= Cactus Plain =

Landform in La Paz County, Arizona

Cactus Plain is a plain east of the Colorado River and Parker Valley, in La Paz County, western Arizona, United States.

==Geography==
Cactus Plain is a landform within the Lower Colorado River Valley. It is adjacent to Bouse Wash, which is on the south. The wash drains northwest-west into the Colorado River.

===Protected areas===
Recreation activities in both protected areas includes backpacking, day hiking, sightseeing, horseback riding, photography, and botanical and wildlife study.

====Cactus Plain Wilderness Study Area====
The 59100 acre Cactus Plain Wilderness Study Area protects the western two-thirds of the Cactus Plain, managed by the Bureau of Land Management (BLM). It is 15 mi southeast of Parker, and 3 mi north of Bouse.

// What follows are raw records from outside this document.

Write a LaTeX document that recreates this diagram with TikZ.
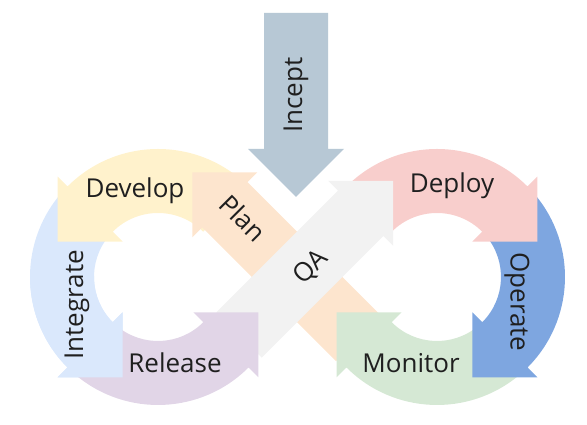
\documentclass[tikz,border=0pt]{standalone}
\usepackage{fontspec}
\setmainfont{Open Sans}
\usetikzlibrary{calc}
\definecolor{inceptc}{HTML}{B7C8D5}
\definecolor{planc}{HTML}{FDE5CE}
\definecolor{qac}{HTML}{F2F2F2}
\definecolor{developc}{HTML}{FFF2CC}
\definecolor{integratec}{HTML}{DAE8FC}
\definecolor{releasec}{HTML}{E1D5E7}
\definecolor{deployc}{HTML}{F8CECC}
\definecolor{operatec}{HTML}{7EA6E0}
\definecolor{monitorc}{HTML}{D5E8D4}
\tikzset{lbl/.style = {font=\fontsize{26}{30}\selectfont, text=black!88, inner sep=0pt},
         gap/.style = {preaction={draw=white, line width=16pt, line join=miter}}}
% ring piece: colour, centre, tail angle, head angle, turn (1 ccw, -1 cw)
\newcommand{\ringarrow}[5]{%
  \fill[#1]($(#2)+(#3:128)$) arc[start angle=#3, end angle=#4, radius=128]
    --($(#2)+(#4:142)$)--($(#2)+(#4:96)+({#4+(#5)*90}:46)$)--($(#2)+(#4:50)$)
    --($(#2)+(#4:64)$) arc[start angle=#4, end angle=#3, radius=64]--cycle;}
% straight arrow: colour, tail, direction, length, half head
\newcommand{\blockarrow}[5]{%
  \fill[#1]($(#2)+({#3+90}:32)$)--($(#2)+(#3:{#4-#5})+({#3+90}:32)$)
    --($(#2)+(#3:{#4-#5})+({#3+90}:#5)$)--($(#2)+(#3:#4)$)
    --($(#2)+(#3:{#4-#5})+({#3-90}:#5)$)--($(#2)+(#3:{#4-#5})+({#3-90}:32)$)
    --($(#2)+({#3-90}:32)$)--cycle;}

\begin{document}
\begin{tikzpicture}[x=1pt,y=1pt]
    \useasboundingbox(0,0)rectangle(587,425);
    \coordinate(c1)at(158,148);
    \coordinate(c2)at(437,148);
    \coordinate(o)at(297,148);
    \coordinate(plantail)at($(o)+(-45:87)$);
    \coordinate(qatail)at($(o)+(225:82)$);
    \coordinate(incepttail)at(296,412);
    \ringarrow{integratec}{c1}{140}{225}{1}
    \ringarrow{developc}{c1}{45}{135}{1}
    \blockarrow{planc}{plantail}{135}{235}{46}
    \ringarrow{monitorc}{c2}{-50}{-135}{-1}
    \ringarrow{operatec}{c2}{40}{-45}{-1}
    \ringarrow{deployc}{c2}{135}{45}{-1}
    \blockarrow{qac}{qatail}{45}{218}{46}
    \ringarrow{releasec}{c1}{230}{315}{1}
    \begin{scope}
        \clip(0,0)rectangle(c1);
        \ringarrow{integratec}{c1}{140}{225}{1}
    \end{scope}
    \blockarrow{inceptc,gap}{incepttail}{-90}{184}{48}
    \node[lbl,rotate=90](incept)at(296,330){Incept};
    \node[lbl](develop)at(135,234){Develop};
    \node[lbl,rotate=-45](plan)at(243,207){Plan};
    \node[lbl,rotate=90](integrate)at(77,120){Integrate};
    \node[lbl](release)at(175,62){Release};
    \node[lbl,rotate=45](qa)at(311,157){QA};
    \node[lbl](deploy)at(452,239){Deploy};
    \node[lbl,rotate=-90](operate)at(517,123){Operate};
    \node[lbl](monitor)at(411,62){Monitor};
\end{tikzpicture}
\end{document}
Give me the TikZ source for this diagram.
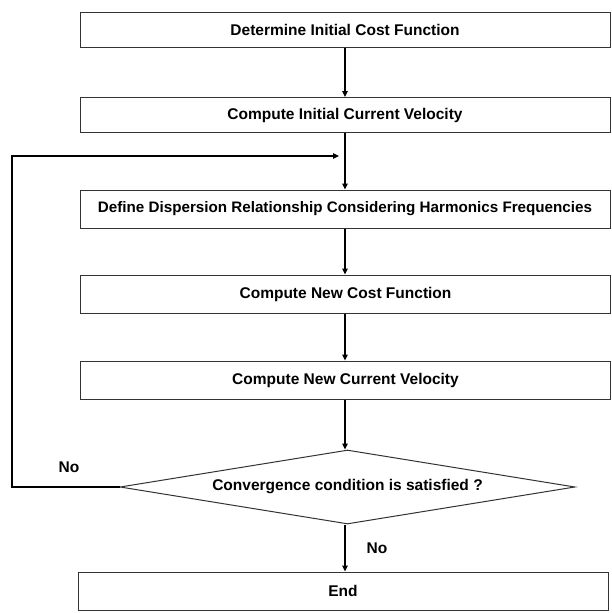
\documentclass[tikz,border=0pt]{standalone}
\usepackage{fontspec}
\setmainfont{Liberation Sans}
\usetikzlibrary{shapes.geometric,arrows.meta}
\begin{document}
\begin{tikzpicture}[x=1pt,y=-1pt,
  stepbox/.style={draw=black!80,line width=1pt,minimum width=530pt,minimum height=35pt,inner sep=0pt,font=\fontsize{15.5}{17}\selectfont\bfseries},
  conn/.style={line width=1.4pt,-{Triangle[length=6pt,width=5.5pt]}},
  lbl/.style={font=\fontsize{15.5}{17}\selectfont\bfseries}]
\useasboundingbox (0,0) rectangle (612,613);
\node[stepbox] (b1) at (345,30) {Determine Initial Cost Function};
\node[stepbox] (b2) at (345,115) {Compute Initial Current Velocity};
\node[stepbox,minimum height=38pt,font=\fontsize{15.2}{17}\selectfont\bfseries] (b3) at (345,209) {Define Dispersion Relationship Considering Harmonics Frequencies};
\node[stepbox,minimum height=38pt] (b4) at (345.5,294) {Compute New Cost Function};
\node[stepbox,minimum height=38pt] (b5) at (345.5,380) {Compute New Current Velocity};
\node[diamond,draw=black!80,line width=1pt,aspect=6.15,minimum width=455pt,minimum height=74pt,inner sep=0pt,font=\fontsize{15.5}{17}\selectfont\bfseries] (d) at (347.5,487) {Convergence condition is satisfied ?};
\node[stepbox,minimum height=38pt] (e) at (343,591) {End};
\coordinate (m) at (345,156);
\coordinate (l1) at (12,487);
\coordinate (l2) at (12,156);
\draw[conn] (b1.south -| 345,0) -- (b2.north -| 345,0);
\draw[conn] (b2.south -| 345,0) -- (b3.north -| 345,0);
\draw[conn] (b3.south -| 345,0) -- (b4.north -| 345,0);
\draw[conn] (b4.south -| 345,0) -- (b5.north -| 345,0);
\draw[conn] (b5.south -| 345,0) -- (d.north -| 345,0);
\draw[conn] (d.south -| 345,0) -- (e.north -| 345,0);
\draw[conn] (d.west) -- (l1) -- (l2) -- ([xshift=-6pt]m);
\node[lbl] (n1) at (69,467) {No};
\node[lbl] (n2) at (377,548) {No};
\end{tikzpicture}
\end{document}
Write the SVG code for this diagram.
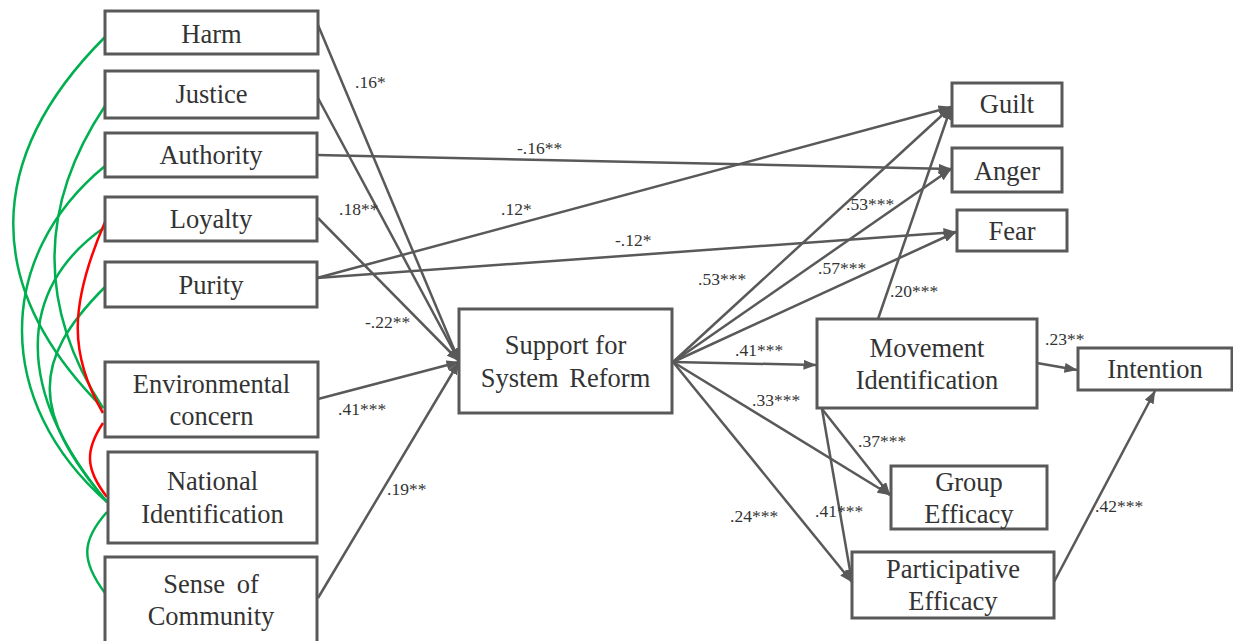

The wilderness study area is an immense open area of stabilized and semi-stabilized sand dunes, unique in western Arizona. Recreation activities include backpacking, day hiking, sightseeing, horseback riding, and botanical and wildlife study.

====East Cactus Plain Wilderness====
The 14630 acre East Cactus Plain Wilderness area protects the eastern third of the Cactus Plain, managed by the BLM. It is 10 mi 3 mi north of Bouse.

It is predominantly a complex crescent dune, with dense dune–scrub vegetation, known only from this area in Arizona. The plant community is unique in its denseness and flora species diversity.